The book Sing To The Dawn was one of this reviewer’s favorite literature reads back in school. It had none of the talking animals, nor the home theater system in a tree, that the movie version has.
Despite that, the book is much better. Dawan is a young village girl who dreams of living in the big city. However, she has to fight traditions and customs that plague females in her village, like girls are meant to be married off to someone decided for them and that education is unnecessary for girls. Dawan is no ordinary village lass, going against wishes of her dad and out-scoring her brother in an examination to clinch a prized scholarship.
A subplot to Dawan’s pursuit for a better life is an evil landlord who is plotting to bulldoze the village and plant a casino, rendering everyone homeless.
The story addresses the generations-old gender stereotype that’s common to Asian families. It’s just hard to see how a bear leader, complete with a TV-creating spider and bespectacled monkeys fit into the picture. These really detract from the heart of the story.
Story aside, the animation is where the movie really fell short. The characters seem to have titanium embedded into their bones. The movement was extremely rigid, and facial expressions were less than satisfactory. The part that showcased the brother’s martial arts skills seemed like a right rip-off of Kung Fu Panda. Perhaps the weirdest thing was the color of the film. I know it says “Dawn” in the title, but no matter what time of day it was in the story, there was always an orange hue on screen.

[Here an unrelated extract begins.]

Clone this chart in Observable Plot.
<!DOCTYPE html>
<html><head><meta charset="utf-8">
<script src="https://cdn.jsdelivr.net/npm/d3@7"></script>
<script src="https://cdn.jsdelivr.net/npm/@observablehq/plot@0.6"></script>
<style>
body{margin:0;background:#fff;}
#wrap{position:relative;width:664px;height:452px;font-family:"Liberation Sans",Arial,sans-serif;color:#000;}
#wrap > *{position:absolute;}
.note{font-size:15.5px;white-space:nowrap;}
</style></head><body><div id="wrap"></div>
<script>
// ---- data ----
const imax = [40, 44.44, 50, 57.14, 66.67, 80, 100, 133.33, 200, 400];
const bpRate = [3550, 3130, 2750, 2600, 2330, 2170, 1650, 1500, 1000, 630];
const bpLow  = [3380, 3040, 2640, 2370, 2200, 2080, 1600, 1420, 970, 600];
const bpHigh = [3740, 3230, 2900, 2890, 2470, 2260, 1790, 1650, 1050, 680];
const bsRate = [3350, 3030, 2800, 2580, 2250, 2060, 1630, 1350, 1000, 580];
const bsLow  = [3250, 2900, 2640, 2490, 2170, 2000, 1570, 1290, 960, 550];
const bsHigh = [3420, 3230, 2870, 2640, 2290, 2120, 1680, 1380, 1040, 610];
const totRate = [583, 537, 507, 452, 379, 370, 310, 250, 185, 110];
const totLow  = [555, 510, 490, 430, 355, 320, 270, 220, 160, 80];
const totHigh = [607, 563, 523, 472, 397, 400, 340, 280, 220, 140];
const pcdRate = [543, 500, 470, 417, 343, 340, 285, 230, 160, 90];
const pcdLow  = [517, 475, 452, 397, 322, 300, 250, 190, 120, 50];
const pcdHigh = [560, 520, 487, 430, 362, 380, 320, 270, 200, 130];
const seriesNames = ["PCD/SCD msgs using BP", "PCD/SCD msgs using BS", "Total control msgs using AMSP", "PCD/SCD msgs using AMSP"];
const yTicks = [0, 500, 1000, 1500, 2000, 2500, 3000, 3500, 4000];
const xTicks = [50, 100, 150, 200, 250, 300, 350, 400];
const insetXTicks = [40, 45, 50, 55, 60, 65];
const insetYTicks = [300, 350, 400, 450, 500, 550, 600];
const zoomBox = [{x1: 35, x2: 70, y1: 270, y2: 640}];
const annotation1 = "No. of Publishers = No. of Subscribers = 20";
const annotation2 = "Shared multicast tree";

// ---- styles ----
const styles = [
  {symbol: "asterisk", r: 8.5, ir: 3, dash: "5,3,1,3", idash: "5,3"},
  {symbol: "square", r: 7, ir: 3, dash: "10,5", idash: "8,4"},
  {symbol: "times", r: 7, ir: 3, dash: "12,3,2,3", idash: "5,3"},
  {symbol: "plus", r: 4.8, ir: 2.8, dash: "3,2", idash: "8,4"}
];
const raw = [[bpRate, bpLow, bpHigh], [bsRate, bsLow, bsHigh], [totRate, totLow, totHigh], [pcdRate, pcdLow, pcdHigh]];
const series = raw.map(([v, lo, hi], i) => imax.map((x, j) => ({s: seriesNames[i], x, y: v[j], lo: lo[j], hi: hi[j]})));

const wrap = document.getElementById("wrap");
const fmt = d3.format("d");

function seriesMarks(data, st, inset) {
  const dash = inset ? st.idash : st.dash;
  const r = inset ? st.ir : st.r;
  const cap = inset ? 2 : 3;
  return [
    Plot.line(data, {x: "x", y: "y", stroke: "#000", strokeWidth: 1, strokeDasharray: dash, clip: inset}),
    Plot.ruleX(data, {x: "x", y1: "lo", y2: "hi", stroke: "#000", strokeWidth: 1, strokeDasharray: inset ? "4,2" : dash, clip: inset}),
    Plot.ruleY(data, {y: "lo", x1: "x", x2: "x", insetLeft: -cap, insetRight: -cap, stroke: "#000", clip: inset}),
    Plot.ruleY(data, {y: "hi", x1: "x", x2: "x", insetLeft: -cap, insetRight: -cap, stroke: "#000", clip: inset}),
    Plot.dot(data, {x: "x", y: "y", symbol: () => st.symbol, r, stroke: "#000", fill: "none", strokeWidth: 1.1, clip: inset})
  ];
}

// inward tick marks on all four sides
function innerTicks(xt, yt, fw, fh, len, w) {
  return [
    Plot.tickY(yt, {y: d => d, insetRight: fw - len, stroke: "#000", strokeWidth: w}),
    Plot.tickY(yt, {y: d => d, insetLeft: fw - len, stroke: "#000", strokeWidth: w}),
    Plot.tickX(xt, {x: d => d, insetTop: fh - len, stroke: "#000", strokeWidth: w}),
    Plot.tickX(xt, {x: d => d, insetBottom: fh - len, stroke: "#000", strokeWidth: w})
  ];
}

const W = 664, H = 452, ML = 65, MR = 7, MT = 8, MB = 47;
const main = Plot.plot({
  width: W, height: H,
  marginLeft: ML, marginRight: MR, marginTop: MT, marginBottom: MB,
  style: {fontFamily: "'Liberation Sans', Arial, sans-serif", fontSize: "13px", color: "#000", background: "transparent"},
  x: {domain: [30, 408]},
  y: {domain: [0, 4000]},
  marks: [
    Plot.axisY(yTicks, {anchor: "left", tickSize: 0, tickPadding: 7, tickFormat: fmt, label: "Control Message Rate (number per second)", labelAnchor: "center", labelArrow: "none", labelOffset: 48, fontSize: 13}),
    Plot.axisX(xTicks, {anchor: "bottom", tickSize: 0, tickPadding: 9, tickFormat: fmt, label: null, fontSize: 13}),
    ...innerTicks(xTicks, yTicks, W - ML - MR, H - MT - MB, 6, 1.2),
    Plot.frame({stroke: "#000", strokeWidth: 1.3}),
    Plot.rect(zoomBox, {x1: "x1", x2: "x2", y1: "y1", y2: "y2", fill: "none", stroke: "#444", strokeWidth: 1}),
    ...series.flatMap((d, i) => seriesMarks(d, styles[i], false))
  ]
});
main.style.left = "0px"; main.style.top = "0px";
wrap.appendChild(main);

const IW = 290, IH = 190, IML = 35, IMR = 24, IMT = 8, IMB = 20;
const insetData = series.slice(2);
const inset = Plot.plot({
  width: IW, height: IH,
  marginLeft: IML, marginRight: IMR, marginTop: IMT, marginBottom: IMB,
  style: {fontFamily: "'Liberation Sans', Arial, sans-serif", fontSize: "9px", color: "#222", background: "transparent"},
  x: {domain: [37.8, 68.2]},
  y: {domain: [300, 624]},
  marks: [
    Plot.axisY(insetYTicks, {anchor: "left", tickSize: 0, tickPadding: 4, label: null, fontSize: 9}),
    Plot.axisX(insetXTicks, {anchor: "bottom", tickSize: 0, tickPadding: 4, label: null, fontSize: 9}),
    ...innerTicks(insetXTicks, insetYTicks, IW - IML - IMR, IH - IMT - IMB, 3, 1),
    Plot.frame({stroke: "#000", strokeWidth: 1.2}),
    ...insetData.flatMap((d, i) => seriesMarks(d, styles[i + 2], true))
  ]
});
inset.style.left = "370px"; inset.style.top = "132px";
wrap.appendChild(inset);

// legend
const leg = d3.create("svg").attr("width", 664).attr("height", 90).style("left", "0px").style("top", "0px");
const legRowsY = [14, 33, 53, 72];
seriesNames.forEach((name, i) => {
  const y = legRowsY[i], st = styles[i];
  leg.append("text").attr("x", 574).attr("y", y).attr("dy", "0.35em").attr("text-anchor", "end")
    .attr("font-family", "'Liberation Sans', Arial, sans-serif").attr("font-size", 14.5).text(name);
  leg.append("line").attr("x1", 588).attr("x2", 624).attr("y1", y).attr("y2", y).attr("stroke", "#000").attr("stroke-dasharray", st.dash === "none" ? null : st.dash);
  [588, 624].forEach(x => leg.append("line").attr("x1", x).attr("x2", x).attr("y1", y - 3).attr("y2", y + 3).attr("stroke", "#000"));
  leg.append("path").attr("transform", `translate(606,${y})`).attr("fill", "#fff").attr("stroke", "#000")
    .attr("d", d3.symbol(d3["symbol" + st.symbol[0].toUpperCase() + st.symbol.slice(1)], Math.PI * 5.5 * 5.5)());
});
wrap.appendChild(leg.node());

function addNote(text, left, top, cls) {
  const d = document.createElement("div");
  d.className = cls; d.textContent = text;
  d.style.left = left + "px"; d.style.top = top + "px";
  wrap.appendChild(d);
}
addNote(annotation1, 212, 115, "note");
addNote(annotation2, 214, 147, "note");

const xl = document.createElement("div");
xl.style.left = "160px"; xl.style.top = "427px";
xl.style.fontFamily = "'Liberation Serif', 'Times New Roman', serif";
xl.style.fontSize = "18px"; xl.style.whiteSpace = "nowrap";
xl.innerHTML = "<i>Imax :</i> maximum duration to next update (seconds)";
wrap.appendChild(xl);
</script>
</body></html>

There was just nothing new about this movie, or interesting about the production to make this a good film. My companion summed it up as “a boring movie with beautiful songs” and that’s pretty accurate.
The amount of money that went into this film could have created a much more worthy production under a more capable producer and director. Clearly, having three major studios plus lots of money doesn’t result in a quality film.